今も除雪機を買うべきか迷っていますが、1人で雪かきを頑張っていると、近所の方や娘と同級生のお父さん達が重機をもってきて手伝って下さり、助け合いの「結(ゆい)」の文化が根付いている白川郷の人々の心の優しさが身に沁み、大変な冬も乗り越えることが出来ます。
移住して最も衝撃的だったのは、豪雪でもなく、世界遺産のかやぶき屋根の家屋でもなく、毎年10月に開催される約1300年の歴史を持つ「どぶろく祭り」でありました。
どぶろく祭りは「五穀豊穣を神様に祈願し、白川村の5つの神社で神事、獅子舞、民謡や舞踏などが披露」されるもので、それぞれの神社ごとに地元の小学生から高齢者に至るまで、全員参加型の一大イベントとして村民が力を合わせます。
各神社でそれぞれの地区のメンバーが獅子舞や民謡を披露するので、白川村に移住してすぐに当時中学2年生だった次女にも民謡踊りの猛特訓が開始されました
。
断るという選択肢もあったかもしれませんが、娘は何とか猛特訓を重ねて本番に出させて頂くことができました。もちろん完璧という訳ではありませんでしたが、その一生懸命な姿に、親としてとても感激したのを今でも強く覚えております。
現在21歳になる次女に当時の経験を聴いてみると、次のような感想が返ってきました。
「当時は北海道と飛騨地域の文化の違いに戸惑ったものの、今思えば本当に貴重な経験ができたと思っています。なかなか民謡踊りの振り付けが覚えられず、皆さんにも迷惑をお掛けしましたが、忍耐強く最後まで教えて下さった先生方に心から感謝をしています。

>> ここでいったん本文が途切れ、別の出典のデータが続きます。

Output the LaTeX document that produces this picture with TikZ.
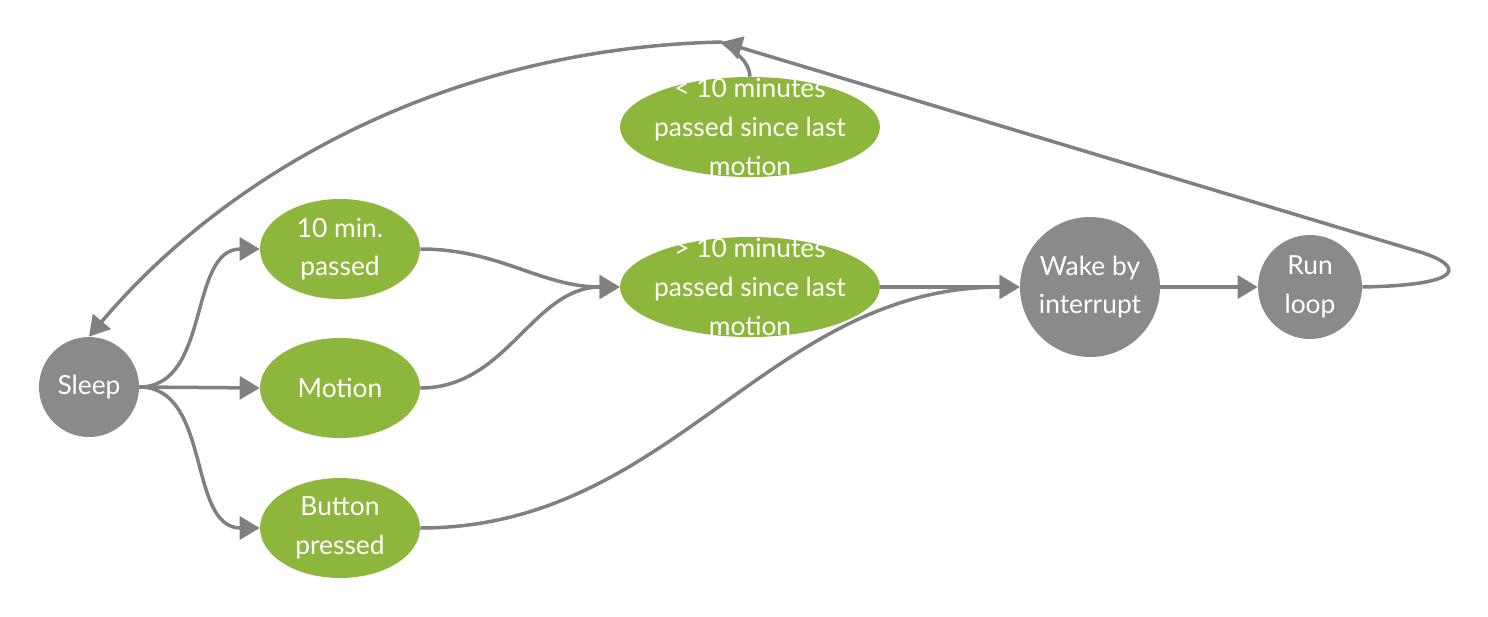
\documentclass[tikz,border=0pt]{standalone}
\usepackage{fontspec}
\setmainfont{Lato}
\usetikzlibrary{arrows.meta,shapes.geometric}
\definecolor{leaf}{HTML}{8DB63C}
\definecolor{stone}{HTML}{8A8A8A}
\definecolor{wire}{HTML}{808080}
\tikzset{
  state/.style = {circle, fill=stone, text=white, inner sep=0pt, align=center},
  cond/.style  = {ellipse, fill=leaf, text=white, inner sep=0pt, align=center,
                  minimum width=3.2cm, minimum height=2cm},
  wide/.style  = {cond, minimum width=5.2cm},
  lbl/.style   = {text=white, align=center, inner sep=0pt},
  ar/.style    = {-{Triangle[length=4mm,width=4.6mm]}, line width=0.7mm, draw=wire},
  ln/.style    = {line width=0.7mm, draw=wire},
}
\begin{document}
\begin{tikzpicture}[x=0.02cm, y=0.02cm, font=\fontsize{15}{22}\selectfont]
\useasboundingbox (0,0) rectangle (1488,-616);

\node[state, minimum size=2cm] (sleep) at (89,-387) {Sleep};
\node[cond] (ten) at (340,-249) {10 min.\\passed};
\node[cond] (motion) at (340,-388) {Motion};
\node[cond] (button) at (340,-528) {Button\\pressed};
\node[wide, label={[lbl]center:{> 10 minutes\\passed since last\\motion}}] (more) at (750,-287) {};
\node[wide, label={[lbl]center:{< 10 minutes\\passed since last\\motion}}] (less) at (750,-127) {};
\node[state, minimum size=2.8cm] (wake) at (1090,-287) {Wake by\\interrupt};
\node[state, minimum size=2.08cm] (run) at (1310,-287) {Run\\loop};
\coordinate (join) at (722,-42);

\draw[ar] (sleep.east) to[out=0,in=180] (ten.west);
\draw[ar] (sleep.east) -- (motion.west);
\draw[ar] (sleep.east) to[out=0,in=180] (button.west);
\draw[ar] (ten.east) to[out=0,in=180] (more.west);
\draw[ar] (motion.east) to[out=0,in=180] (more.west);
\draw[ar] (button.east) to[out=0,in=180] (wake.west);
\draw[ar] (more.east) -- (wake.west);
\draw[ar] (wake) -- (run);
\draw[ar] (run.east) .. controls (1470,-285) and (1462,-265) .. (1420,-252) -- (join);
\draw[ln] (less.north) to[out=95,in=-40] (join);
\draw[ar] (join) .. controls (450,-48) and (230,-170) .. (sleep.north);
\end{tikzpicture}
\end{document}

一番、嬉しかったのは、民謡踊りの際に、おひねりを沢山頂いたこと。自分の踊りが人に評価され、喜んでもらえたことが今でもとても印象に残っています」
観光地として有名な白川郷ですが、四季の移り変わりと共に、本当にガラリとその風景が変わります。
毎日散歩しても、その景色に飽きることが無いほどに、日々花々が観る者を楽しませてくれます。白川郷はもともと水が豊富に湧き出ることでも有名で、至る所に小川が流れ、その清流に真夏でもどこか涼し気な気分になることができます。
そんな美しい白川郷や飛騨の風景を毎日動画に記録するのも日課になっています。自らの運動のためにも散歩がてら撮影を始めたのですが、観光客が見向きもしないような地元目線の絵を探してはYouTubeに紹介しています。
白川郷をはじめ、飛騨地方は豊かな自然と1000年以上前から育まれてきた日本古来の文化が根付いており、厳しい自然環境の中にありながら、「結」の精神で心と心が固く結ばれ、いつの間にか失ってしまった『日本人の美学』が自然と当たり前のように存在しているように感じます。
もちろん楽なことばかりではないですが、日々多くのことを学び、人生を豊かにしてくれるような、そんな白川郷での生活も8年目。
子どもたちも成長し、今では四女のみが白川郷におりますが、その四女も数年ぶりのどぶろく祭りの開催に期待で心を弾ませております。